◆ Recorded data ◆
****************
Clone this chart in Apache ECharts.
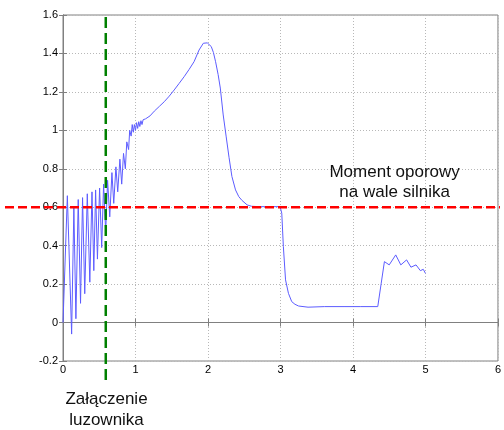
<!DOCTYPE html>
<html>
<head>
<meta charset="utf-8">
<script src="https://cdn.jsdelivr.net/npm/echarts@6/dist/echarts.min.js"></script>
<style>
  html, body { margin: 0; padding: 0; background: #fff; }
  #chart { width: 504px; height: 430px; }
</style>
</head>
<body>
<div id="chart"></div>
<script>
// czas [s] i moment
var times = [
  0, 0.06, 0.119, 0.15, 0.178, 0.21, 0.242, 0.27, 0.30, 0.335,
  0.37, 0.40, 0.425, 0.45, 0.475, 0.505, 0.534, 0.56, 0.589, 0.615,
  0.645, 0.675, 0.70, 0.73, 0.755, 0.785, 0.81, 0.835, 0.86, 0.88,
  0.905, 0.92, 0.94, 0.955, 0.97, 0.985, 1.0, 1.015, 1.03, 1.045,
  1.06, 1.075, 1.09, 1.105, 1.12, 1.14, 1.16, 1.2, 1.26, 1.33,
  1.397, 1.466, 1.534, 1.6, 1.671, 1.74, 1.808, 1.877, 1.936, 1.99,
  2.045, 2.075, 2.105, 2.14, 2.17, 2.21, 2.25, 2.29, 2.33, 2.38,
  2.425, 2.47, 2.54, 2.6, 2.7, 2.8, 2.9, 2.995, 3.018, 3.04,
  3.07, 3.11, 3.155, 3.2, 3.25, 3.38, 3.61, 3.89, 4.1, 4.342,
  4.39, 4.434, 4.50, 4.59, 4.66, 4.74, 4.80, 4.87, 4.93, 4.97, 5.0
];
var moment = [
  0, 0.66, -0.06, 0.60, 0.02, 0.64, 0.10, 0.65, 0.15, 0.67,
  0.21, 0.68, 0.27, 0.69, 0.33, 0.70, 0.39, 0.72, 0.47, 0.74,
  0.55, 0.78, 0.62, 0.81, 0.68, 0.85, 0.72, 0.88, 0.80, 0.94,
  0.90, 1.0, 0.97, 1.03, 0.99, 1.03, 1.0, 1.04, 1.01, 1.045,
  1.02, 1.05, 1.03, 1.055, 1.045, 1.06, 1.055, 1.075, 1.10, 1.125,
  1.149, 1.178, 1.21, 1.243, 1.279, 1.317, 1.357, 1.418, 1.453, 1.455,
  1.436, 1.405, 1.357, 1.29, 1.22, 1.08, 0.97, 0.86, 0.76, 0.69,
  0.655, 0.635, 0.612, 0.605, 0.603, 0.603, 0.603, 0.603, 0.569, 0.395,
  0.222, 0.152, 0.109, 0.095, 0.086, 0.080, 0.083, 0.083, 0.083, 0.083,
  0.205, 0.317, 0.30, 0.352, 0.30, 0.326, 0.288, 0.30, 0.27, 0.277, 0.256
];
var xTicks = { min: 0, max: 6, step: 1 };
var yTicks = { min: -0.2, max: 1.6, step: 0.2 };
var momentOporowy = 0.6;   // poziom momentu oporowego
var tLuzownik = 0.59;      // chwila zalaczenia luzownika
var labelOpor = ['Moment oporowy', 'na wale silnika'];
var labelLuz = ['Załączenie', 'luzownika'];

var points = [];
for (var i = 0; i < times.length; i++) {
  points.push([times[i], moment[i]]);
}

var font = '"Liberation Sans", Arial, sans-serif';
var boxColor = '#808080';

var chart = echarts.init(document.getElementById('chart'), null, { renderer: 'canvas' });

chart.setOption({
  animation: false,
  grid: {
    left: 63, right: 3, top: 15, bottom: 69,
    show: true, borderColor: boxColor, borderWidth: 1
  },
  xAxis: [
    {
      type: 'value', min: xTicks.min, max: xTicks.max, interval: xTicks.step,
      axisLine: { lineStyle: { color: boxColor } },
      axisTick: { inside: true, length: 4, lineStyle: { color: boxColor } },
      axisLabel: { color: '#000', fontFamily: font, fontSize: 11, margin: 3 },
      splitLine: { show: true, lineStyle: { color: '#b8b8b8', type: [1, 2] } }
    },
    {
      type: 'value', position: 'top', min: xTicks.min, max: xTicks.max, interval: xTicks.step,
      axisLine: { lineStyle: { color: boxColor } },
      axisTick: { inside: true, length: 4, lineStyle: { color: boxColor } },
      axisLabel: { show: false }, splitLine: { show: false }
    }
  ],
  yAxis: [
    {
      type: 'value', min: yTicks.min, max: yTicks.max, interval: yTicks.step,
      axisLine: { show: true, lineStyle: { color: boxColor } },
      axisTick: { show: true, inside: true, length: 4, lineStyle: { color: boxColor } },
      axisLabel: {
        color: '#000', fontFamily: font, fontSize: 11, margin: 5,
        formatter: function (v) { return String(Math.round(v * 10) / 10); }
      },
      splitLine: { show: true, lineStyle: { color: '#b8b8b8', type: [1, 2] } }
    },
    {
      type: 'value', position: 'right', min: yTicks.min, max: yTicks.max, interval: yTicks.step,
      axisLine: { show: true, lineStyle: { color: boxColor } },
      axisTick: { show: true, inside: true, length: 4, lineStyle: { color: boxColor } },
      axisLabel: { show: false }, splitLine: { show: false }
    }
  ],
  series: [
    {
      type: 'line',
      data: points,
      showSymbol: false,
      lineStyle: { color: '#5c5cff', width: 1 }
    }
  ]
});

// linie przerywane i opisy - polozenie liczone przez os wykresu
var pLev = chart.convertToPixel({ gridIndex: 0 }, [tLuzownik, momentOporowy]);
var pOpor = chart.convertToPixel({ gridIndex: 0 }, [4.575, 0.73]);
var pLuz = chart.convertToPixel({ gridIndex: 0 }, [tLuzownik + 0.01, -0.2]);
var yTop = chart.convertToPixel({ yAxisIndex: 0 }, yTicks.max);

chart.setOption({
  graphic: [
    {
      type: 'line', z: 10,
      shape: { x1: 5, y1: pLev[1], x2: 500, y2: pLev[1] },
      style: { stroke: '#ff0000', lineWidth: 2.5, lineDash: [9, 4] }
    },
    {
      type: 'line', z: 11,
      shape: { x1: pLev[0], y1: yTop + 2, x2: pLev[0], y2: 384 },
      style: { stroke: '#008000', lineWidth: 2.5, lineDash: [11, 5] }
    },
    {
      type: 'text', z: 12,
      x: pOpor[0], y: pOpor[1],
      style: {
        text: labelOpor.join('\n'), fill: '#111', font: '17px ' + font,
        align: 'center', verticalAlign: 'middle', lineHeight: 20
      }
    },
    {
      type: 'text', z: 12,
      x: pLuz[0], y: pLuz[1] + 49,
      style: {
        text: labelLuz.join('\n'), fill: '#111', font: '17px ' + font,
        align: 'center', verticalAlign: 'middle', lineHeight: 21
      }
    }
  ]
});
</script>
</body>
</html>
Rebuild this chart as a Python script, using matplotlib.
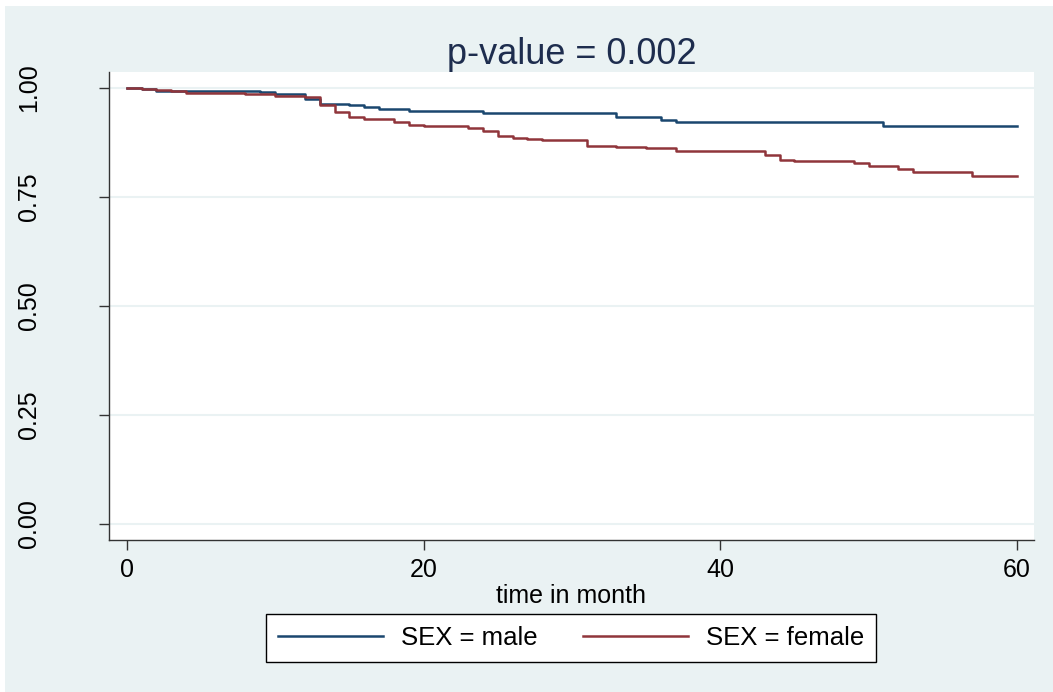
import matplotlib
matplotlib.use("Agg")
import matplotlib.pyplot as plt
from matplotlib.patches import Rectangle

plt.rcParams['font.family'] = ['Liberation Sans', 'DejaVu Sans']

# Kaplan-Meier step estimates
male_t = [0, 1, 2, 3, 9, 10, 12, 13, 15, 16, 17, 19, 24, 33, 36, 37, 51, 60]
male_s = [1.000, 0.997, 0.994, 0.993, 0.990, 0.986, 0.974, 0.964, 0.960, 0.956,
          0.952, 0.947, 0.943, 0.933, 0.927, 0.921, 0.912, 0.912]

female_t = [0, 1, 2, 3, 4, 8, 10, 12, 13, 14, 15, 16, 17, 18, 19, 20, 23, 24, 25,
            26, 27, 28, 31, 33, 35, 37, 43, 44, 45, 49, 50, 52, 53, 57, 60]
female_s = [1.000, 0.998, 0.995, 0.992, 0.989, 0.9855, 0.982, 0.979, 0.961, 0.944,
            0.933, 0.930, 0.928, 0.921, 0.916, 0.913, 0.9075, 0.902, 0.891, 0.886,
            0.884, 0.881, 0.868, 0.865, 0.862, 0.8555, 0.846, 0.835, 0.8326, 0.827,
            0.821, 0.814, 0.807, 0.798, 0.798]

yticks = [0, 0.25, 0.5, 0.75, 1.0]
ylabels = ['0.00', '0.25', '0.50', '0.75', '1.00']
xticks = [0, 20, 40, 60]

W, H = 1053, 692
bg = '#EAF2F3'
fig = plt.figure(figsize=(W / 100, H / 100), dpi=100, facecolor='white')
# stata graph region (thin white strip left and top)
fig.patches.append(Rectangle((5 / W, 0), 1, 1 - 6 / H, transform=fig.transFigure,
                             facecolor=bg, edgecolor='none', zorder=-10))

ax = fig.add_axes([109 / W, 1 - 540 / H, (1034 - 109) / W, (540 - 72) / H])
ax.set_facecolor('white')

ax.step(male_t, male_s, where='post', color='#1A476F', lw=1.8, label='SEX = male')
ax.step(female_t, female_s, where='post', color='#90353B', lw=1.8, label='SEX = female')

ax.set_xlim(-1.2, 61.15)
ax.set_ylim(-0.0367, 1.0367)
ax.set_yticks(yticks)
ax.set_yticklabels(ylabels, rotation=90, va='center')
ax.set_xticks(xticks)
for y in yticks:
    ax.axhline(y, color=bg, lw=1.5, zorder=0)

for s in ['top', 'right']:
    ax.spines[s].set_visible(False)
for s in ['left', 'bottom']:
    ax.spines[s].set_color('#333333')
    ax.spines[s].set_linewidth(1.0)
ax.tick_params(axis='both', direction='out', length=7.2, width=1.0, color='#333333',
               labelsize=18, labelcolor='black')
ax.tick_params(axis='y', pad=42)
ax.tick_params(axis='x', pad=6)

ax.set_xlabel('time in month', fontsize=18, labelpad=1)
ax.set_title('p-value = 0.002', fontsize=26, color='#1E2D4E', pad=5)

leg = fig.legend(loc='center', bbox_to_anchor=(571 / W, 1 - 638 / H), ncol=2,
                 fontsize=18.5, frameon=True, fancybox=False, edgecolor='black',
                 facecolor='white', framealpha=1,
                 handlelength=4.1, handletextpad=0.7, columnspacing=1.75,
                 borderpad=0.45, borderaxespad=0)
leg.get_frame().set_linewidth(1.0)

fig.savefig('out.png', dpi=100, facecolor=fig.get_facecolor())
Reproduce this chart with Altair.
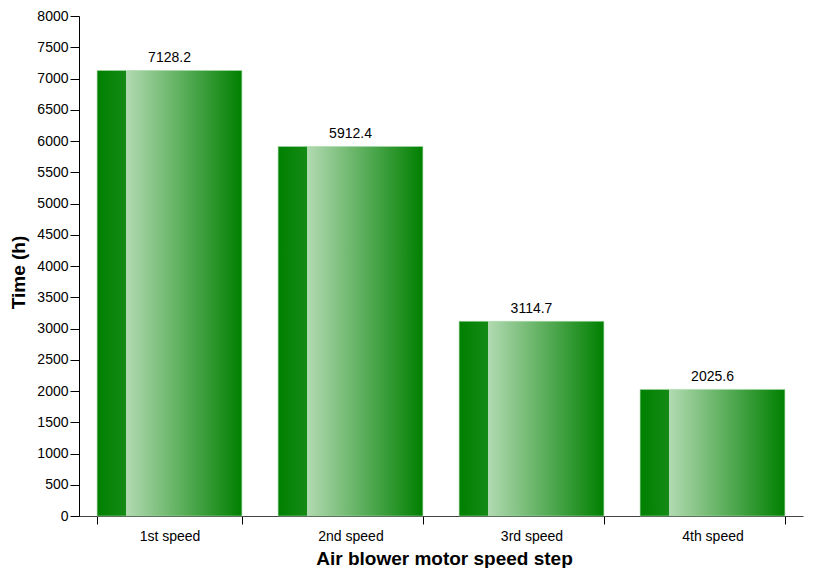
import altair as alt
import pandas as pd

categories = ["1st speed", "2nd speed", "3rd speed", "4th speed"]
times = [7128.2, 5912.4, 3114.7, 2025.6]
labels = ["7128.2", "5912.4", "3114.7", "2025.6"]
y_ticks = list(range(0, 8001, 500))

df = pd.DataFrame({"step": categories, "time": times, "label": labels})

grad = alt.Gradient(
    gradient="linear",
    stops=[
        alt.GradientStop(color="#008000", offset=0),
        alt.GradientStop(color="#158a15", offset=0.2),
        alt.GradientStop(color="#b2dab2", offset=0.2),
        alt.GradientStop(color="#008000", offset=1),
    ],
    x1=0, x2=1, y1=0, y2=0,
)

FONT = "Liberation Sans"
W, H = 724, 500

x_enc = alt.X(
    "step:N", sort=categories,
    scale=alt.Scale(paddingInner=0.2, paddingOuter=0.1),
    axis=alt.Axis(
        title="Air blower motor speed step", labelAngle=0, tickBand="extent",
        labelFont=FONT, labelFontSize=14, labelColor="#000", labelPadding=5,
        titleFont=FONT, titleFontSize=19, titleFontWeight="bold", titleColor="#000",
        titleX=W / 2 + 3, titleY=48, titleBaseline="alphabetic", titleAnchor="middle",
        domainColor="#444", tickColor="#000", tickSize=8,
    ),
)
y_enc = alt.Y(
    "time:Q",
    scale=alt.Scale(domain=[0, 8000], nice=False),
    axis=alt.Axis(
        title="Time (h)", values=y_ticks, grid=False, format="d", labelOverlap=False,
        labelFont=FONT, labelFontSize=14, labelColor="#000", labelPadding=2,
        titleFont=FONT, titleFontSize=19, titleFontWeight="bold", titleColor="#000",
        titleX=-55, titleY=256, titleAngle=-90, titleBaseline="alphabetic", titleAlign="center",
        domainColor="#000", tickColor="#000", tickSize=9,
    ),
)

bars = alt.Chart(df).mark_bar(fill=grad, stroke="#a6d8a6", strokeWidth=0.6).encode(
    x=x_enc, y=y_enc
)
text = alt.Chart(df).mark_text(
    dy=-8, baseline="alphabetic", font=FONT, fontSize=14, color="#000"
).encode(x=x_enc, y=y_enc, text="label:N")

chart = (bars + text).properties(
    width=W, height=H,
    autosize=alt.AutoSizeParams(type="none"),
    padding={"left": 71, "top": 8, "right": 2, "bottom": 52},
).configure_view(stroke=None)

chart.save("out.html", embed_options={"renderer": "svg", "actions": False})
****************
◆ BRIEF ◆
Repeat the lines above exactly, beginning with the one containing "Reproduce this chart with Altair." and finishing with the one containing "W, H = 724, 500". No pictures belong in the copy.

◆ THE ANSWER ◆
Reproduce this chart with Altair.
import altair as alt
import pandas as pd

categories = ["1st speed", "2nd speed", "3rd speed", "4th speed"]
times = [7128.2, 5912.4, 3114.7, 2025.6]
labels = ["7128.2", "5912.4", "3114.7", "2025.6"]
y_ticks = list(range(0, 8001, 500))

df = pd.DataFrame({"step": categories, "time": times, "label": labels})

grad = alt.Gradient(
    gradient="linear",
    stops=[
        alt.GradientStop(color="#008000", offset=0),
        alt.GradientStop(color="#158a15", offset=0.2),
        alt.GradientStop(color="#b2dab2", offset=0.2),
        alt.GradientStop(color="#008000", offset=1),
    ],
    x1=0, x2=1, y1=0, y2=0,
)

FONT = "Liberation Sans"
W, H = 724, 500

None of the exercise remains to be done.